I've been mandated by the university of Tokyo to teach Information security courses during my working hours (initiation level). We are 3 teachers, 2 security researchers employed by the university of Tokyo and a tier Infosec engineer with some practical experience (me).
I'm responsible of the workshop sessions. My main goal is to ensure that they can practically apply and test the things they learn with the other 2 researchers.
The first session I gave was about building and configuring their own workplace and just made sure the students correctly followed the manual I wrote. Yesterday I gave the second session (where the fun things should start). This is when i discovered that 70% of my students have no basic IT knowledge.
- Most of the students don't understand a single word during the theoretical part of the course (the researchers class, i have no impact on what can be taught there). The 2 security researchers doesn't care.
They say: It's not our fault if the students don't have the necessary knowledge for understanding us, they should work harder at home. And we are busy with our research.
- In the workshop sessions (My class) the students are completely lost. They are trying to do things that they totally don't understand.
What am I planning to do ?
- Divide the workshop sessions into 2 parts. Teaching IT Basics and the normal workshop (one hour each).
IT Basics course plan
This course will be divided into 3 parts: programming, system administration and networking.
No mouse allowed, only keyboards.
No User friendly OS allowed and of course no GUI. OpenBSD and VIM for everyone.
Programming (15 hours)
- Introduction to C (12 hours)
- Introduction to Perl or Python (3 hours) <- not sure yet
Networking (10 hours)
- OSI Model & TCP/IP Model (3 hours)
- Common protocols ( 2 hours )
- HTTP in depth (2 Hours)
- Sockets & Web Socket (1 Hour)
- Packet capture and .pcap analysis (2 hours)
System Administration (10 hours)
- Hardware & computer parts roles. (1 hour)
- Difference between UNIX, GNU/Linux, DoS. POSIX Standard (1 hour)
- UNIX Based system initiation (1 hour)
- Common UNIX Administration commands (2 hours)
- System calls (2 Hours)
- File descriptors and PIPE (2 hours)
- Process & thread (1 hour)
I have 80 hours with this class. 4 (sometime 6) hours per week on 6 months.

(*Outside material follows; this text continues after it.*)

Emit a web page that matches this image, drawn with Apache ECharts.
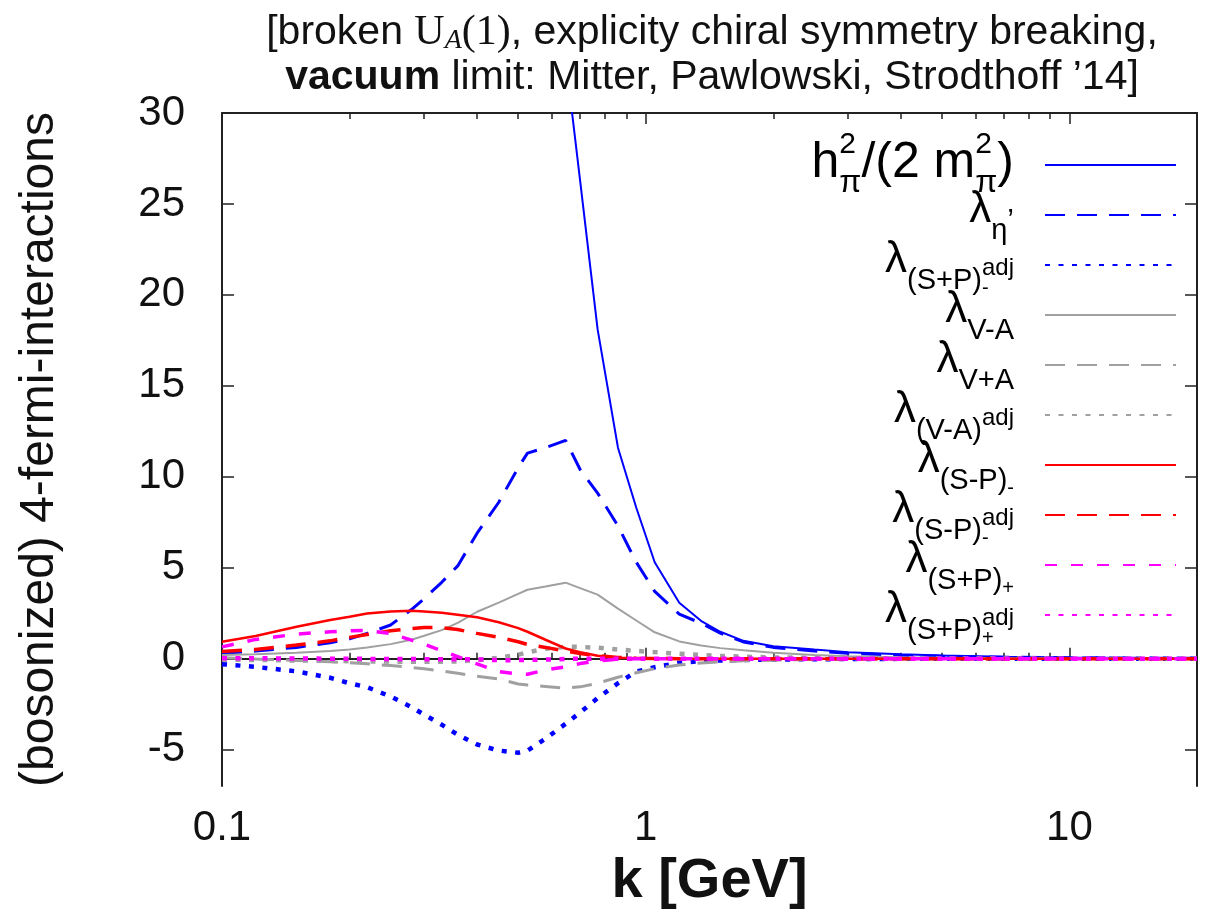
<!DOCTYPE html>
<html>
<head>
<meta charset="utf-8">
<title>4-fermi-interactions</title>
<script src="https://cdn.jsdelivr.net/npm/echarts@6/dist/echarts.min.js"></script>
<style>
html, body { margin: 0; padding: 0; background: #fff; }
#chart { width: 1212px; height: 915px; }
</style>
</head>
<body>
<div id="chart"></div>
<script>
// k grid [GeV] shared by all curves
const kValues = [0.1, 0.12, 0.15, 0.18, 0.2, 0.22, 0.25, 0.28, 0.3, 0.33, 0.36, 0.4, 0.45, 0.5, 0.526, 0.58, 0.647, 0.7, 0.77, 0.86, 0.95, 1.05, 1.2, 1.35, 1.5, 1.7, 2, 2.5, 3, 4, 5, 7, 10, 14, 20];

const hPi      = [420, 410, 395, 375, 360, 345, 320, 290, 270, 235, 200, 160, 115, 80, 62, 45, 33, 26.3, 18.1, 11.6, 8.3, 5.3, 3.07, 2.08, 1.48, 0.98, 0.68, 0.5, 0.36, 0.24, 0.17, 0.1, 0.06, 0.04, 0.03];
const lamEta   = [0.3, 0.42, 0.62, 0.88, 1.09, 1.39, 1.85, 2.7, 3.3, 4.2, 5.1, 6.9, 8.6, 10.5, 11.3, 11.6, 12.0, 10.4, 9.1, 7.3, 5.3, 3.7, 2.45, 1.95, 1.4, 0.92, 0.62, 0.42, 0.3, 0.19, 0.13, 0.08, 0.05, 0.03, 0.02];
const lamSPmAdj = [-0.3, -0.45, -0.7, -1.05, -1.35, -1.57, -2.08, -2.66, -3.08, -3.63, -4.18, -4.72, -5.05, -5.17, -5.05, -4.4, -3.58, -2.96, -2.17, -1.35, -0.71, -0.47, -0.22, -0.14, -0.1, -0.07, -0.05, -0.03, -0.02, -0.01, -0.01, 0, 0, 0, 0];
const lamVmA   = [0.2, 0.25, 0.33, 0.42, 0.51, 0.62, 0.8, 1.04, 1.26, 1.57, 1.97, 2.58, 3.08, 3.56, 3.79, 3.97, 4.18, 3.88, 3.52, 2.75, 2.1, 1.45, 0.95, 0.72, 0.58, 0.46, 0.32, 0.2, 0.14, 0.08, 0.05, 0.03, 0.02, 0.01, 0.01];
const lamVpA   = [0.05, -0.02, -0.1, -0.17, -0.22, -0.28, -0.38, -0.48, -0.56, -0.67, -0.8, -0.97, -1.11, -1.39, -1.45, -1.53, -1.62, -1.55, -1.35, -1.02, -0.77, -0.55, -0.35, -0.24, -0.17, -0.12, -0.08, -0.05, -0.03, -0.02, -0.01, 0, 0, 0, 0];
const lamVmAAdj = [-0.05, -0.07, -0.1, -0.12, -0.14, -0.15, -0.16, -0.17, -0.17, -0.17, -0.15, -0.08, 0.05, 0.22, 0.35, 0.55, 0.66, 0.65, 0.6, 0.5, 0.43, 0.36, 0.27, 0.2, 0.15, 0.11, 0.07, 0.05, 0.03, 0.02, 0.01, 0.01, 0, 0, 0];
const lamSPm   = [0.93, 1.25, 1.75, 2.13, 2.3, 2.48, 2.59, 2.63, 2.6, 2.53, 2.42, 2.28, 2.0, 1.68, 1.48, 1.04, 0.56, 0.35, 0.16, 0.05, 0.02, 0.01, 0, 0, 0, 0, 0, 0, 0, 0, 0, 0, 0, 0, 0];
const lamSPmAdjR = [0.4, 0.51, 0.75, 0.98, 1.17, 1.33, 1.53, 1.66, 1.71, 1.71, 1.6, 1.39, 1.17, 0.93, 0.78, 0.62, 0.42, 0.29, 0.16, 0.07, 0.03, 0.01, 0, 0, 0, 0, 0, 0, 0, 0, 0, 0, 0, 0, 0];
const lamSPp   = [0.65, 1.06, 1.35, 1.48, 1.53, 1.55, 1.39, 1.02, 0.8, 0.44, 0.11, -0.29, -0.71, -0.84, -0.86, -0.62, -0.45, -0.27, -0.12, -0.03, -0.01, 0, 0, 0, 0, 0, 0, 0, 0, 0, 0, 0, 0, 0, 0];
const lamSPpAdj = [0.02, 0.02, 0.01, 0.0, 0.0, -0.01, -0.02, -0.02, -0.03, -0.03, -0.03, -0.04, -0.08, -0.08, -0.07, -0.05, -0.02, 0, 0, 0, 0, 0, 0, 0, 0, 0, 0, 0, 0, 0, 0, 0, 0, 0, 0];

// ticks
const xMajorTicks = [0.1, 1, 10];
const xMinorTicks = [0.2, 0.3, 0.4, 0.5, 0.6, 0.7, 0.8, 0.9, 2, 3, 4, 5, 6, 7, 8, 9];
const yTicks = [-5, 0, 5, 10, 15, 20, 25, 30];

// legend labels (rich text)
const legendLabels = {
  hpi: '{h|h}{hp|2}{hs|\u03c0}{h|/(2 m}{hp|2}{hs|\u03c0}{h|)}{gp| }',
  eta: '{l|\u03bb}{s|\u03b7}{pr|\u2019}{gp| }',
  spmadj: '{l|\u03bb}{s|(S+P)}{ss0|-}{sup|adj}{gp| }',
  vma: '{l|\u03bb}{s|V-A}{gp| }',
  vpa: '{l|\u03bb}{s|V+A}{gp| }',
  vmaadj: '{l|\u03bb}{s|(V-A)}{sup|adj}{gp| }',
  spm: '{l|\u03bb}{s|(S-P)}{ss|-}{gp| }',
  spmadjr: '{l|\u03bb}{s|(S-P)}{ss0|-}{sup|adj}{gp| }',
  spp: '{l|\u03bb}{s|(S+P)}{ss|+}{gp| }',
  sppadj: '{l|\u03bb}{s|(S+P)}{ss0|+}{sup|adj}{gp| }'
};

const FONT = '"Liberation Sans", Arial, Helvetica, sans-serif';
const SERIF = '"Liberation Serif", "DejaVu Serif", serif';
const BLUE = '#0000ff', GRAY = '#a0a0a0', RED = '#ff0000', MAG = '#ff00ff';
const DASH = [20, 12], DOT = [5, 8.5], SDASH = [12, 14];
const BOX = 70; // height of one legend text line box

function pairs(vals) {
  return kValues.map((k, i) => [k, vals[i]]);
}

function mk(name, vals, color, type, width) {
  return {
    name: name,
    type: 'line',
    xAxisIndex: 0,
    yAxisIndex: 0,
    data: pairs(vals),
    symbol: 'none',
    lineStyle: { color: color, width: width, type: type, cap: 'butt' },
    itemStyle: { color: color },
    clip: true,
    animation: false
  };
}

// rich token: every piece fills the same box, moved up/down by its top padding
function tok(size, padTop, extra) {
  return Object.assign({
    fontFamily: FONT, fontSize: size, color: '#000',
    align: 'left', verticalAlign: 'top',
    height: size, lineHeight: BOX,
    padding: [padTop, 0, BOX - padTop - size, 0]
  }, extra || {});
}

var myChart = echarts.init(document.getElementById('chart'));

const axisLineStyle = { color: '#222', width: 2 };
const tickStyle = { color: '#222', width: 1.5 };

var option = {
  backgroundColor: '#fff',
  animation: false,
  title: {
    text: '{n|[broken }{u|U}{us|A}{u|(1)}{n|, explicity chiral symmetry breaking,}\n{b|vacuum}{n| limit: Mitter, Pawlowski, Strodthoff \u201914]}',
    left: 712,
    top: 10,
    textAlign: 'center',
    padding: 0,
    textStyle: {
      fontWeight: 'normal',
      rich: {
        n: { fontFamily: FONT, fontSize: 41, fontWeight: 'normal', color: '#111', lineHeight: 45 },
        b: { fontFamily: FONT, fontSize: 41, fontWeight: 'bold', color: '#111', lineHeight: 45 },
        u: { fontFamily: SERIF, fontSize: 42, fontWeight: 'normal', color: '#111', lineHeight: 45 },
        us: { fontFamily: SERIF, fontStyle: 'italic', fontWeight: 'normal', fontSize: 28, color: '#111', verticalAlign: 'bottom', lineHeight: 30 }
      }
    }
  },
  legend: {
    orient: 'vertical',
    right: 35,
    top: 130,
    padding: 0,
    itemGap: -20,
    itemWidth: 131,
    itemHeight: 14,
    align: 'right',
    selectedMode: false,
    itemStyle: { opacity: 0 },
    data: Object.keys(legendLabels),
    formatter: function (name) { return legendLabels[name]; },
    textStyle: {
      color: '#000',
      rich: {
        l: tok(44, 8),
        s: tok(29, 36),
        ss: tok(20, 48),
        ss0: tok(20, 48, { width: 0 }),
        sup: tok(24, 26),
        pr: tok(30, 26),
        h: tok(50, 8),
        hp: tok(30, 0, { width: 0 }),
        hs: tok(32, 37),
        gp: tok(10, 0, { width: 26 })
      }
    }
  },
  grid: {
    left: 222,
    right: 15,
    top: 113,
    bottom: 125,
    containLabel: false
  },
  xAxis: [
    {
      type: 'log',
      logBase: 10,
      min: 0.1,
      max: 20,
      position: 'bottom',
      name: 'k [GeV]',
      nameLocation: 'middle',
      nameGap: 68,
      nameTextStyle: { fontFamily: FONT, fontSize: 56, fontWeight: 'bold', color: '#111' },
      axisLine: { show: true, lineStyle: axisLineStyle },
      axisTick: { show: true, inside: true, length: 11, customValues: xMajorTicks, lineStyle: tickStyle },
      axisLabel: { show: true, customValues: xMajorTicks, formatter: function (v) { return String(v); }, fontFamily: FONT, fontSize: 42, color: '#111', margin: 21 },
      splitLine: { show: false }
    },
    {
      type: 'log', logBase: 10, min: 0.1, max: 20, position: 'bottom',
      axisLine: { show: false },
      axisTick: { show: true, inside: true, length: 6, customValues: xMinorTicks, lineStyle: tickStyle },
      axisLabel: { show: false },
      splitLine: { show: false }
    },
    {
      type: 'log', logBase: 10, min: 0.1, max: 20, position: 'top',
      axisLine: { show: true, lineStyle: axisLineStyle },
      axisTick: { show: true, inside: true, length: 11, customValues: xMajorTicks, lineStyle: tickStyle },
      axisLabel: { show: false },
      splitLine: { show: false }
    },
    {
      type: 'log', logBase: 10, min: 0.1, max: 20, position: 'top',
      axisLine: { show: false },
      axisTick: { show: true, inside: true, length: 6, customValues: xMinorTicks, lineStyle: tickStyle },
      axisLabel: { show: false },
      splitLine: { show: false }
    }
  ],
  yAxis: [
    {
      type: 'value',
      min: -7,
      max: 30,
      position: 'left',
      name: '(bosonized) 4-fermi-interactions',
      nameLocation: 'middle',
      nameGap: 158,
      nameTextStyle: { fontFamily: FONT, fontSize: 48, color: '#111' },
      axisLine: { show: true, lineStyle: axisLineStyle },
      axisTick: { show: true, inside: true, length: 12, customValues: yTicks, lineStyle: tickStyle },
      axisLabel: { show: true, customValues: yTicks, fontFamily: FONT, fontSize: 42, color: '#111', margin: 37 },
      splitLine: { show: false }
    },
    {
      type: 'value',
      min: -7,
      max: 30,
      position: 'right',
      axisLine: { show: true, lineStyle: axisLineStyle },
      axisTick: { show: true, inside: true, length: 12, customValues: yTicks, lineStyle: tickStyle },
      axisLabel: { show: false },
      splitLine: { show: false }
    }
  ],
  series: [
    mk('hpi', hPi, BLUE, 'solid', 2),
    mk('eta', lamEta, BLUE, DASH, 3),
    mk('spmadj', lamSPmAdj, BLUE, DOT, 4.5),
    mk('vma', lamVmA, GRAY, 'solid', 2),
    mk('vpa', lamVpA, GRAY, DASH, 3),
    mk('vmaadj', lamVmAAdj, GRAY, DOT, 4.5),
    mk('spm', lamSPm, RED, 'solid', 2.5),
    mk('spmadjr', lamSPmAdjR, RED, DASH, 3.5),
    mk('spp', lamSPp, MAG, SDASH, 3.5),
    mk('sppadj', lamSPpAdj, MAG, DOT, 4.5)
  ]
};

myChart.setOption(option);
</script>
</body>
</html>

I'm intending to use ~35 hours for teaching basics. There is no way I will let my students cook security related operations without them understanding what they are doing.
Is the IT basics course plan is good enough for understanding basic infosec ? (Should I add or remove topics, is 35 hours not enough or too much..)
I'm very new into the infosec teaching field, not very sure I'm doing this right...
I do not seek opinion based answers, but testimony of accomplished teachers who have watched their students grow from IT enthusiast into promising engineers.
A class of 26 persons. All graduated a bachelor degree, not in the IT Field for most of them. All Japanese, so I teach in Japanese.
Yes, they are motivated, well at least they are highly active in class. I don't know if the infosec field interests them or interacting with a non-Japanese teacher is somehow fun.
They ask me tons of questions, all IT related. Those questions pointed out a general lack of IT engineering basics knowledge. For being sure I wrote a short test, and as expected the results were not good. (Recently teach them how to convert decimal to binary and hexadecimal without tools.)
The other teachers
All researchers and Japanese. My students are somehow afraid to ask questions during other class lecture, looks like I'm their personal stack exchange website.
I spoke with the other teachers, and I somehow understand my students. The youngest teacher is 49, and I feel like teaching is an obligation for them, they don't want to. Writing papers on subjects that don't matter anymore is what they like.
Yes, they are all preparing a master degree in computer science. The majors differ though (Architecture, software, system administration, security...)
From my opinion, The Japanese educational system is pretty odd. I mean how come graduating a bachelor degree in economics or marketing can let you attend a master degree in computer science? The IT fundamental I will try to teach them is a knowledge any future engineer should acquire during a bachelor degree, not a master. At least in France. And I feel like this is somehow the same in Europe or USA.
From my point of view, basic IT knowledge is the fundamental you need to understand computer Science Masters degree's class
I'm not an academic person. Well, I'm a security engineer with 10 years of practical experience, not really a researcher. I know the actual needs of corporation in term of security, how attacker thinks and proceed, How to defend against them... This what I should teach, how it works out there in a practical way.
I'm 34 (French), pretty close to my student's age. This is my first time teaching at master degree level.
I don't know if this feeling is right but I somehow feel responsible for my students Future.